We were hoping to scale it to the next larger VM of 64 CPU and 256GB memory. Strangely though the moment the BIGGER VM is added, the JVM constantly stays at 100% with a system load close to 100. The JVM process becomes unresponsive. (Bot the VMs are the same M5 types)
We had to scale down to the 48CPU machine.
The main question here is on a smaller VM (48 CPU (both m5 and c5)), the application is stable with CPU consumption at 40-65% and on switching(Scale UP) the VM to a 72 CPU machine, the application becomes unusable with 100% CPU. Switching back to the smaller VM makes everything stable again.
The use case is for a tool named riemann
Additional pointers:
OpenJDK 64-Bit Server VM version 17.0.3.0.1+7-LTS
configuration:
MAX_HEAP=$(awk '/MemTotal/ { printf "%.0f", $2/1024*0.75 }' /proc/meminfo)
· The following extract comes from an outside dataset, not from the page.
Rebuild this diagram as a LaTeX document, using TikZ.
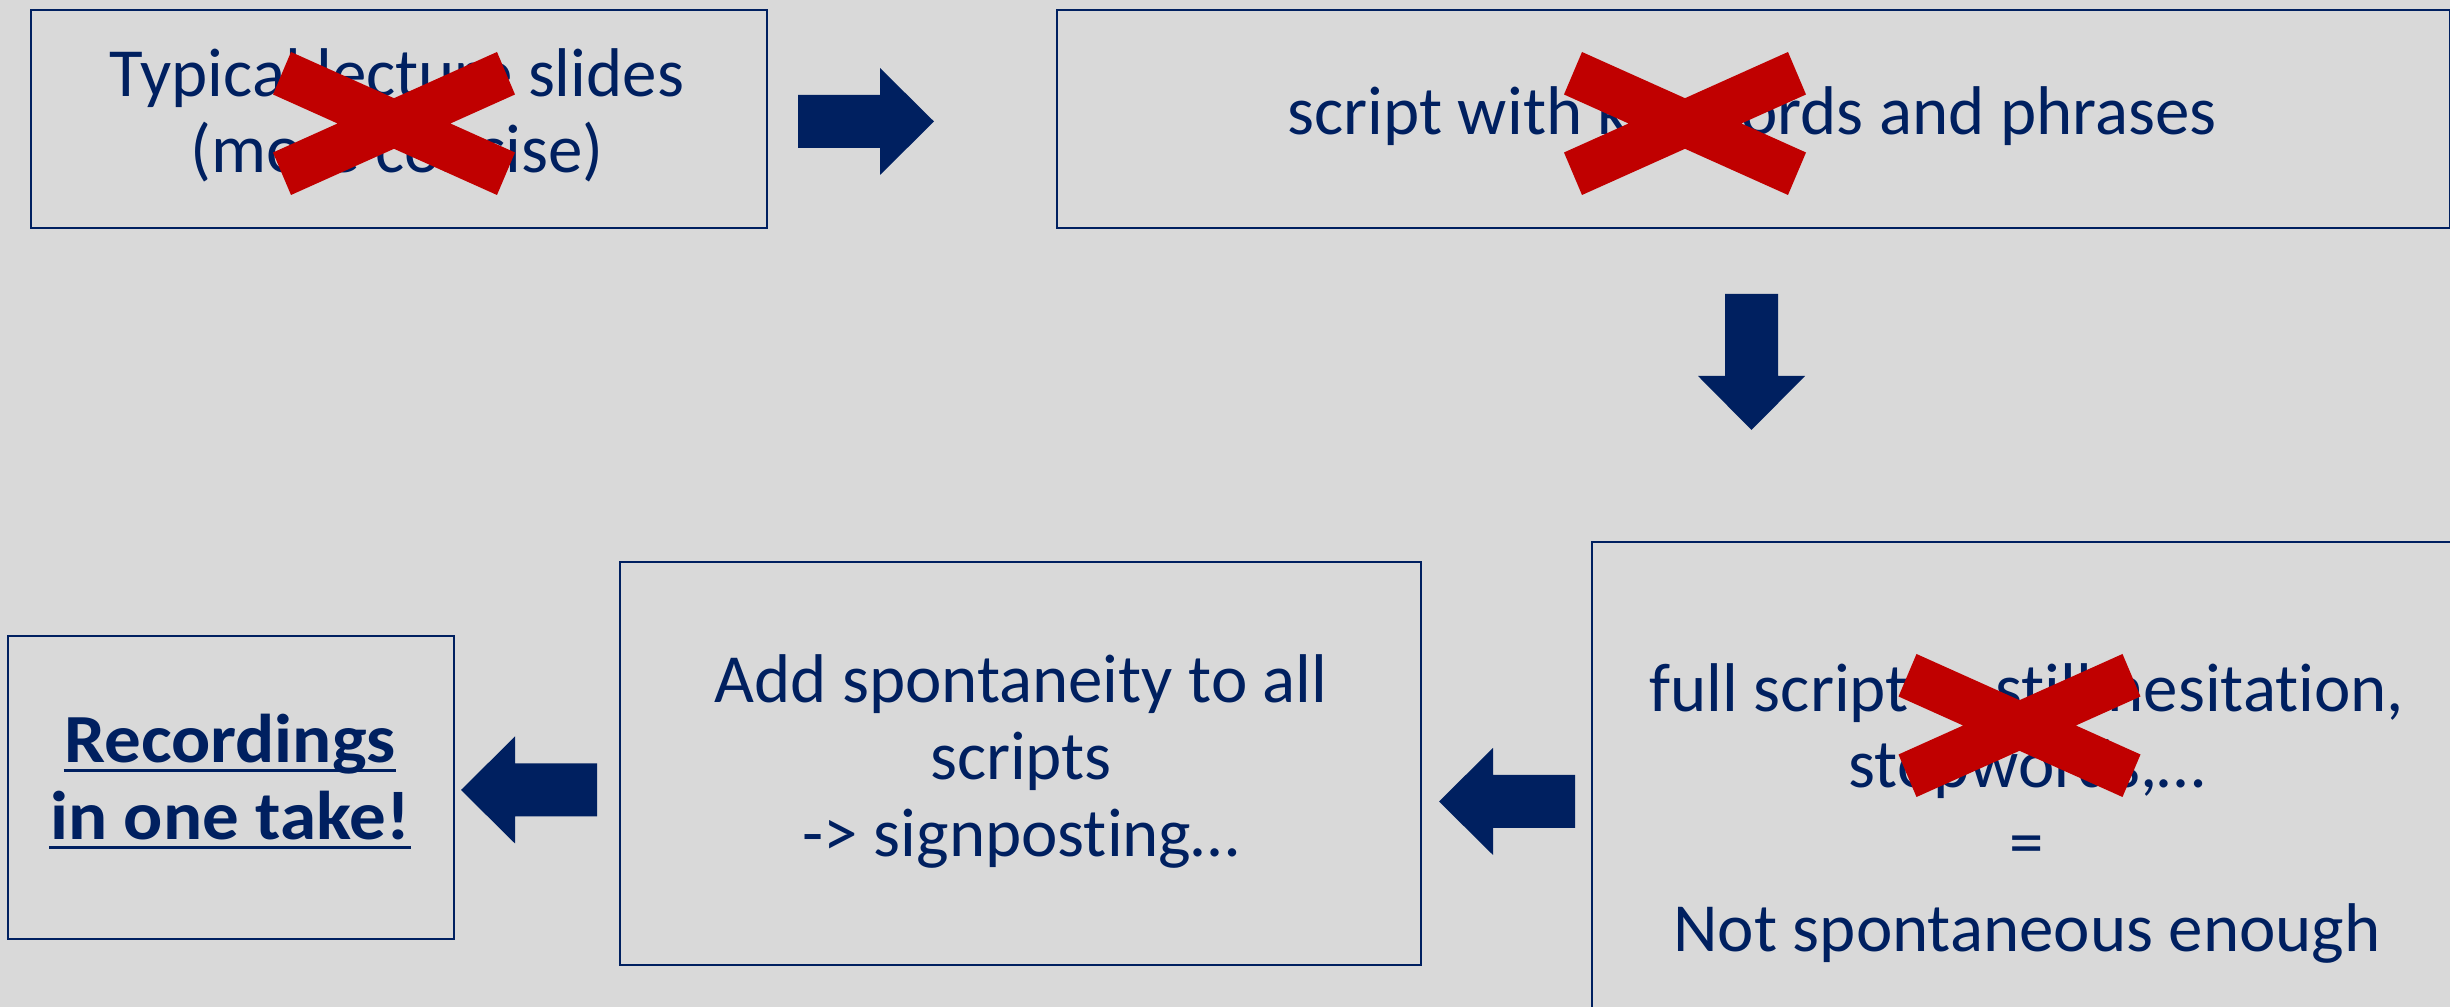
\documentclass[tikz,border=0pt]{standalone}
\usepackage{fontspec}
\setmainfont{Carlito}[Ligatures={CommonOff,ContextualOff}]
\newfontfamily\widebold{Carlito}[Ligatures={CommonOff,ContextualOff},FakeStretch=1.06]
\definecolor{navy}{HTML}{002060}
\definecolor{xred}{HTML}{C00000}
\definecolor{bg}{HTML}{D9D9D9}
\begin{document}
\begin{tikzpicture}[x=0.01cm,y=-0.01cm,
  box/.style={draw=navy,line width=0.02cm,inner sep=0pt,anchor=north west},
  txt/.style={text=navy,inner sep=0pt,anchor=base,font=\fontsize{19.6pt}{23pt}\selectfont},
  btxt/.style={txt,font=\widebold\fontsize{19.6pt}{23pt}\selectfont\bfseries},
  ulne/.style={draw=navy,line width=0.03cm},
  blockarrow/.pic={\fill[navy] (0,-26.5) -- (82,-26.5) -- (82,-53.5) -- (136,0) -- (82,53.5) -- (82,26.5) -- (0,26.5) -- cycle;},
  xcross/.pic={\fill[xred] (-103,-71.5) -- (0,-25.3) -- (103,-71.5) -- (121,-29) -- (56.4,0) -- (121,29) -- (103,71.5) -- (0,25.3) -- (-103,71.5) -- (-121,29) -- (-56.4,0) -- (-121,-29) -- cycle;}]
\fill[bg] (0,0) rectangle (2450,1007);
\clip (0,0) rectangle (2450,1007);
% boxes
\node[box,minimum width=7.36cm,minimum height=2.18cm] (b1) at (30,9) {};
\node[box,minimum width=13.92cm,minimum height=2.18cm] (b2) at (1056,9) {};
\node[box,minimum width=8.72cm,minimum height=5.6cm] (b3) at (1591,541) {};
\node[box,minimum width=8.01cm,minimum height=4.03cm] (b4) at (619,561) {};
\node[box,minimum width=4.46cm,minimum height=3.03cm] (b5) at (7,635) {};
% texts
\node[txt] (t11) at (397,97) {Typical lecture slides};
\node[txt] (t12) at (397,173) {(more concise)};
\node[txt] (t21) at (1752,135) {script with keywords and phrases};
\node[txt] (t31) at (2027,712) {full script -> still hesitation,};
\node[txt] (t32) at (2027,788) {stopwords,…};
\node[txt] (t33) at (2027,866) {=};
\node[txt] (t34) at (2027,952) {Not spontaneous enough};
\node[txt] (t41) at (1021,703) {Add spontaneity to all};
\node[txt] (t42) at (1021,780) {scripts};
\node[txt] (t43) at (1021,857) {-> signposting…};
\node[btxt] (t51) at (230,763) {Recordings};
\node[btxt] (t52) at (230,840) {in one take!};
\draw[ulne] ([yshift=-0.08cm]t51.base west) -- ([yshift=-0.08cm]t51.base east);
\draw[ulne] ([yshift=-0.08cm]t52.base west) -- ([yshift=-0.08cm]t52.base east);
% crosses
\path (394,123.5) pic {xcross};
\path (1685,123.5) pic {xcross};
\path (2019.5,725.5) pic {xcross};
% block arrows
\path (798,121.5) pic {blockarrow};
\path (1751.5,294) pic[rotate=-90] {blockarrow};
\path (1575,801.5) pic[rotate=180] {blockarrow};
\path (597,790) pic[rotate=180] {blockarrow};
\end{tikzpicture}
\end{document}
HALF_MAX_HEAP=`expr $MAX_HEAP / 2`
exec chpst -u vcap:vcap java \
-XX:+UseParallelGC \
-XX:+ExitOnOutOfMemoryError \
-Xms"$HALF_MAX_HEAP"m \
-Xmx"$MAX_HEAP"m \
-Djava.io.tmpdir="$TMP_DIR" \
-jar /var/vcap/packages/riemann/riemann.jar \
"$CONFIG_DIR"/clojure/riemann.config \
1>>"$LOG_DIR"/"$JOB_NAME".stdout.log \
2>>"$LOG_DIR"/"$JOB_NAME".stderr.log &